A China that says "no" casts economic shadows

BEIJING (Reuters) - A deepening chill in the Chinese political atmosphere is as deadening as the harsh winter weather that has been gripping the capital. For global economic policy-making, that could magnify friction on everything from trade to exchange rates and global warming.

In areas as diverse as Internet security and human rights, China has staked out a hard line that is increasingly putting it at odds with the international community.

Beijing’s virtual snub of talks in New York on Saturday on Iran’s nuclear program was just the latest example of what many China watchers see as a growing assertion of its self-interest.

One Western political leader, according to an associate, said after Beijing took the lead in blocking a deal at last month’s Copenhagen climate talks, he had not expected China to be throwing its weight around in such a way for another 10 to 15 years.

Some diplomats bluntly say China is becoming arrogant.

“There is a fundamental change unfolding in the way China sees itself relating to the outside world,” said Manu Bhaskaran with Centennial Asia Advisors, a strategic advisory firm, in Singapore.


Some trace the change to the run-up to the 2008 Olympics, when China closed ranks in a display of nationalist fervor after protesters angry at Beijing’s policy in Tibet disrupted the relay of the Olympic torch in Britain, France and the United States.

The global financial meltdown has further buttressed China’s confidence. Whereas the West suffered a deep recession because of reckless bankers and feckless regulators, China escaped with barely a scratch.

As such, stability obsessed Beijing is in no mood to take lessons about the merits of unfettered markets, as U.S. President Barack Obama and top EU officials discovered in November when they pressed China to let the yuan rise.

The role of the state in restoring China’s blistering growth has further emboldened the central government and state-owned enterprises, whose influence has grown at the expense of private and foreign companies.

Overseas businessmen are aghast over recent rules to promote technological innovation that they say blatantly discriminate in favor of national champions.

Political maneuvering ahead of leadership changes at the top of the ruling Communist Party in two years’ time is also hardening Beijing’s stance, some analysts believe.

Making what could be construed as concessions to the outside world is not generally a passport to promotion in China.

Bhaskaran sees things differently: “I think this change goes beyond the jockeying for position ahead of the handover of power in 2012. It reflects the very real shift in the balance of power in the world.”
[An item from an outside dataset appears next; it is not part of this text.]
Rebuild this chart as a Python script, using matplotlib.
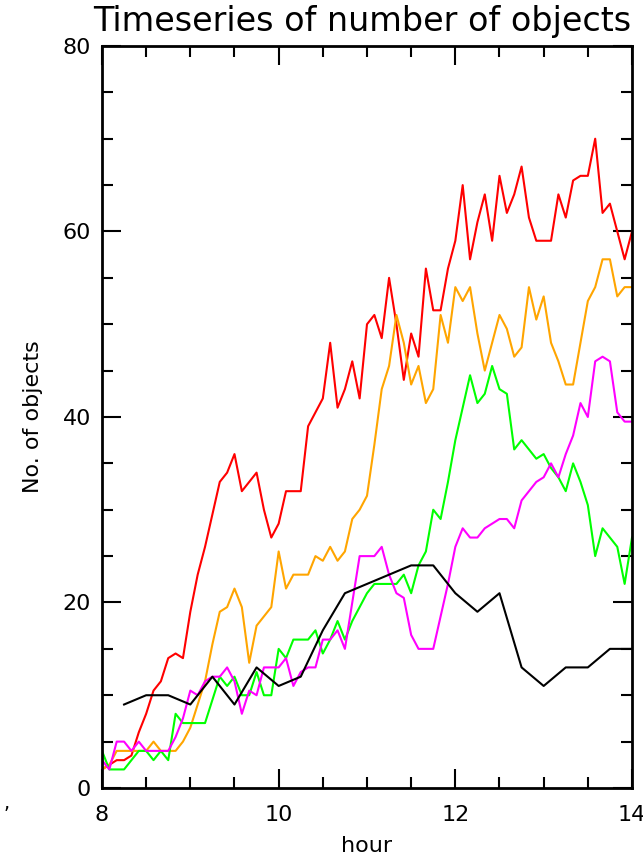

According to this line of thinking, China can afford to be more assertive because it sees the United States stretched militarily and weakened financially; Japan in irreversible decline; and Europe unable to get its act together.


In such circumstances, there is a risk of policy missteps if China is perceived by its partners as digging in its heels, potentially ushering in a cycle of tit-for-tat retaliation and resentment.

Take trade. The temptation to blame China for “stealing” American jobs can only grow if U.S. unemployment remains in double digits.

“Recent calls in editorial pages for a campaign of tariff retaliation against China’s exchange-rate policy are setting a worrisome tone for trade relations in 2010, and the fact of the U.S. midterm congressional elections in November likely will keep ‘fair trade’ a live political issue - and market risk - for the duration of the year,” said Michael Kurtz, head of Asian equity strategy at Macquarie in Shanghai, in a report.

Or take the recent cyber-attacks on Google GOOG.O in China, the latest episode in a long-running battle for control of the Internet.

Eurasia Group, a New York based political risk consultancy, said the incident could cause the U.S. business community to turn sour on China, eroding an important support base for Beijing.

“The globe is looking at China as the world’s first major economy to recover from the financial crisis and expectations of the ensuing responsibilities that Beijing should be picking up as a result of their new-found stature are growing very rapidly,” said Nick Consonery, a Eurasia Group analyst.

However, Beijing does not look ready to take up the leadership role being thrust upon it, Consonery said.

“The fundamental driver -- and you can talk about this for the currency and especially for climate change -- is that Beijing is simply not going to be willing to sacrifice any of its domestic growth or domestic political and economic stability goals for any kind of global agreement or cooperation,” he said.


Some other China watchers dismiss the idea that policy is being hijacked by nationalist hardliners.

“China’s economic integration globally has been steadily increasing. That leaves them more dependent on good relationships, both economically and politically, but it also means they’re going to run into more headaches and conflicts,” said one analyst, who declined to be identified because of the sensitivity of the issue.

Largely, he said, the problems were being managed satisfactorily: there was every chance that Beijing would resume the yuan’s appreciation, frozen since mid-2008; China had handled nearly all trade spats disputes according to World Trade Organization rules; and China boosted its net purchases of U.S. Treasury securities last year -- hardly the hallmark of a country looking to pick a fight.

“That said, the Chinese government’s management of the perceptions of all these things has been pretty bad. So the really interesting issue is whether the perception is much worse than the reality and what does that mean in the U.S. political context,” the analyst said.